Можно попутно сказать, что, кроме Киева и Тифлиса да иногда Харькова, другие провинциальные города полугодовых сезонов не выдерживали. Многие антрепренеры или товарищества играли в двух городах: Екатеринбурге (Свердловск) и Перми, Казани и Саратове и т. д., в одном городе с осени до рождества, во втором —с рождества до поста. На пост и лето труппы перестраивались, в первую очередь сокращая оркестр и хор, и выезжали на короткие сезоны в Воронеж, Самару, Нижний Новгород, Тамбов, Екатеринослав (Днепропетровск) и другие города. Некоторые труппы и в летние поездки отправлялись с хорошими солистами, с хором и оркестром в двадцать четыре — тридцать шесть человек, с приличными костюмами, а иногда и какими-то декорациями. Солисты большей частью были те же, что и в зимний сезон, но в несколько меньшем количестве.
8
Основными антрепренерами киевского оперного театра в мое время являлись то вместе, то порознь М. М. Бородай и С. В. Брыкин.

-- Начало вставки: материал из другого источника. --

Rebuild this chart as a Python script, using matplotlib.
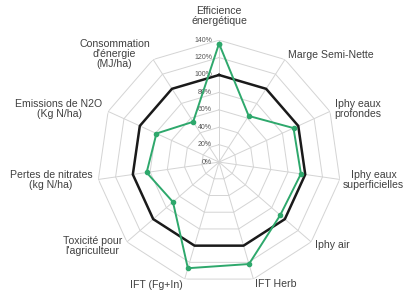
import numpy as np
import matplotlib
matplotlib.use('Agg')
import matplotlib.pyplot as plt

plt.rcParams['font.family'] = ['Liberation Sans', 'DejaVu Sans']

# axes du radar, dans le sens horaire depuis le haut
axes_labels = ['Efficience\nénergétique', 'Marge Semi-Nette', 'Iphy eaux\nprofondes',
               'Iphy eaux\nsuperficielles', 'Iphy air', 'IFT Herb', 'IFT (Fg+In)',
               'Toxicité pour\nl\'agriculteur', 'Pertes de nitrates\n(kg N/ha)',
               'Emissions de N2O\n(Kg N/ha)', 'Consommation\nd\'énergie\n(MJ/ha)']
reference = [100, 100, 100, 100, 100, 100, 100, 100, 100, 100, 100]
systeme = [136, 63, 94, 95, 93, 122, 127, 70, 84, 79, 55]
rings = [0, 20, 40, 60, 80, 100, 120, 140]

n = len(axes_labels)
angles = np.linspace(0, 2 * np.pi, n, endpoint=False)
ang_c = np.append(angles, angles[0])

fig = plt.figure(figsize=(4.06, 2.91), dpi=100)
ax = fig.add_axes([0.239, 0.024, 0.601, 0.838], projection='polar')
ax.set_theta_offset(np.pi / 2)
ax.set_theta_direction(-1)
ax.set_ylim(0, 140)
ax.grid(False)
ax.spines['polar'].set_visible(False)
ax.set_xticks([])
ax.set_yticks([])

grid_col = '#d4d4d4'
for r in rings[1:]:
    ax.plot(ang_c, [r] * (n + 1), color=grid_col, lw=0.7, zorder=1)
for a in angles:
    ax.plot([a, a], [0, 140], color=grid_col, lw=0.7, zorder=1)

for r in rings:
    ax.annotate(f'{r}%', xy=(0, r), xytext=(-5, 0), textcoords='offset points',
                ha='right', va='center', fontsize=5, color='#555555')

ax.plot(ang_c, reference + reference[:1], color='#1a1a1a', lw=1.8, zorder=3)
ax.plot(ang_c, systeme + systeme[:1], color='#2ea86c', lw=1.4, marker='o',
        markersize=3, zorder=4)

for i, (a, lab) in enumerate(zip(angles, axes_labels)):
    s = np.sin(a)
    if i == 0:
        ha, r = 'center', 168
    elif s > 0:
        ha, r = 'left', 146 if i != 3 else 144
    else:
        ha, r = 'right', 147
    ax.text(a, r, lab, ha=ha, va='center', fontsize=7.6, color='#404040',
            linespacing=1.0, multialignment='center', clip_on=False)

fig.savefig('out.png', dpi=100)
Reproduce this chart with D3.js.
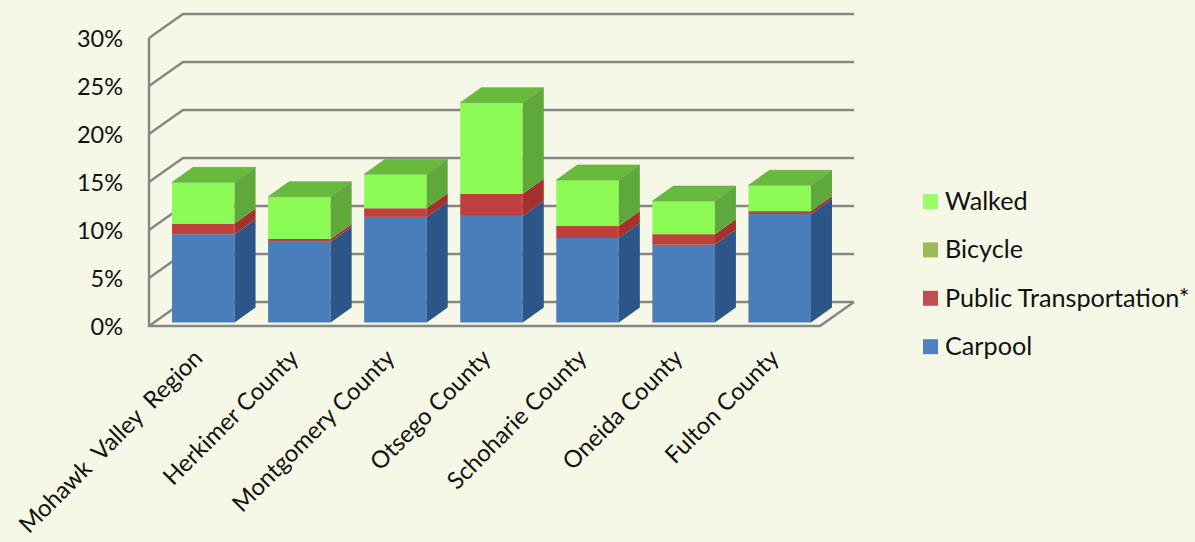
<!DOCTYPE html>
<html><head><meta charset="utf-8">
<script src="https://cdn.jsdelivr.net/npm/d3@7"></script>
<style>html,body{margin:0;padding:0;background:#f5f8e6}svg{display:block}text{font-family:Lato,"Open Sans",sans-serif;fill:#111}</style>
</head><body><svg id="c" width="1195" height="542"></svg>
<script>
const categories=["Mohawk  Valley  Region","Herkimer County","Montgomery County","Otsego County","Schoharie County","Oneida County","Fulton County"];
const carpool=[9.2,8.4,11.0,11.1,8.8,8.1,11.3];
const publicTransport=[1.1,0.3,0.9,2.3,1.25,1.1,0.3];
const bicycle=[0,0,0,0,0,0,0];
const walked=[4.3,4.4,3.55,9.5,4.8,3.45,2.7];
const seriesNames=["Carpool","Public Transportation*","Bicycle","Walked"];
const yTicks=[0,5,10,15,20,25,30];
const frontC=["#4a7ebb","#c0413f","#9bbb59","#8cfb55"];
const sideC=["#2f5587","#a3302e","#76903f","#5fa83b"];
const legendC=["#4f81bd","#c0504d","#9bbb59","#99ff66"];
const topC="#66bb3a";

const svg=d3.select("#c");
const defs=svg.append("defs");
defs.append("filter").attr("id","soft").append("feGaussianBlur").attr("stdDeviation",0.5);
const y=d3.scaleLinear().domain([0,30]).range([326,38]);
const yBar=d3.scaleLinear().domain([0,30]).range([322.5,34.5]);
const x=d3.scaleBand().domain(categories).range([155.5,827.5]).paddingInner(0.349).paddingOuter(0.172);
const wd=34,hd=-24,bd=21,bh=-15,rightX=820;
const grid="#868686";
const gl=svg.append("g").attr("fill","none").attr("stroke",grid).attr("stroke-width",2.4);
yTicks.forEach(t=>{
  const v=y(t);
  gl.append("path").attr("d",`M149,${v}L${149+wd},${v+hd}L${rightX+wd},${v+hd}`);
});
gl.append("path").attr("d",`M149,${y(30)}L149,${y(0)}L${rightX},${y(0)}L${rightX+wd},${y(0)+hd}`);

const stacks=categories.map((c,i)=>{
  let b=0;
  return [carpool[i],publicTransport[i],bicycle[i],walked[i]].map((v,s)=>{const r={c,s,y0:b,y1:b+v};b+=v;return r;});
});
const bars=svg.selectAll("g.bar").data(stacks).join("g").attr("class","bar").attr("filter","url(#soft)");
bars.each(function(st){
  const g=d3.select(this),x0=x(st[0].c),w=x.bandwidth();
  st.filter(d=>d.y1>d.y0).forEach(d=>{
    g.append("rect").attr("x",x0).attr("width",w).attr("y",yBar(d.y1)).attr("height",yBar(d.y0)-yBar(d.y1)).attr("fill",frontC[d.s]);
    g.append("path").attr("fill",sideC[d.s]).attr("d",
      `M${x0+w},${yBar(d.y0)}L${x0+w+bd},${yBar(d.y0)+bh}L${x0+w+bd},${yBar(d.y1)+bh}L${x0+w},${yBar(d.y1)}Z`);
  });
  const t=yBar(st[3].y1);
  g.append("path").attr("fill",topC).attr("stroke","#7f9a6a").attr("stroke-width",.6)
    .attr("d",`M${x0},${t}L${x0+bd},${t+bh}L${x0+w+bd},${t+bh}L${x0+w},${t}Z`);
});

svg.selectAll("text.yt").data(yTicks).join("text").attr("class","yt")
  .attr("x",123).attr("y",d=>y(d)+9).attr("text-anchor","end").attr("font-size",23.5).text(d=>d+"%");

svg.selectAll("text.xt").data(categories).join("text").attr("class","xt")
  .attr("text-anchor","end").attr("font-size",23.8).style("white-space","pre")
  .attr("transform",d=>`translate(${x(d)+x.bandwidth()/2-12},${347}) rotate(-45)`).attr("dy","0.75em").text(d=>d);

const order=[3,2,1,0];
const lg=svg.selectAll("g.lg").data(order).join("g").attr("class","lg")
  .attr("transform",(d,i)=>`translate(923,${194+i*48.4})`);
lg.append("rect").attr("width",15).attr("height",15).attr("fill",d=>legendC[d]);
lg.append("text").attr("x",22).attr("y",16).attr("font-size",25.2).text(d=>seriesNames[d]);
</script></body></html>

Первый начал не то с поварских, не то с театральных «мальчиков». Благодаря природной сметке и организаторским способностям он относительно скоро занял место в первых рядах русских провинциальных антрепренеров. В своих начинаниях Бородай был очень смел и, доверяя
<Стр. 41>
молодежи, не боялся ее выдвигать. Успешной карьерой ему были обязаны многие драматические и оперные артисты. Благодаря его инициативе многие города от Иркутска до Риги и от Екатеринбурга до Севастополя перевидали немало хороших спектаклей с первоклассными исполнителями.
Степан Васильевич Брыкин, баритон, ученик Д. М. Леоновой, был очень культурным певцом, с честью несшим лирический репертуар, — одно время и на сцене Московского Большого театра. Мне довелось слышать его в ролях Елецкого и Онегина уже в период увядания. Голос его был суховатый, но манера пения и сценического поведения—очень корректна.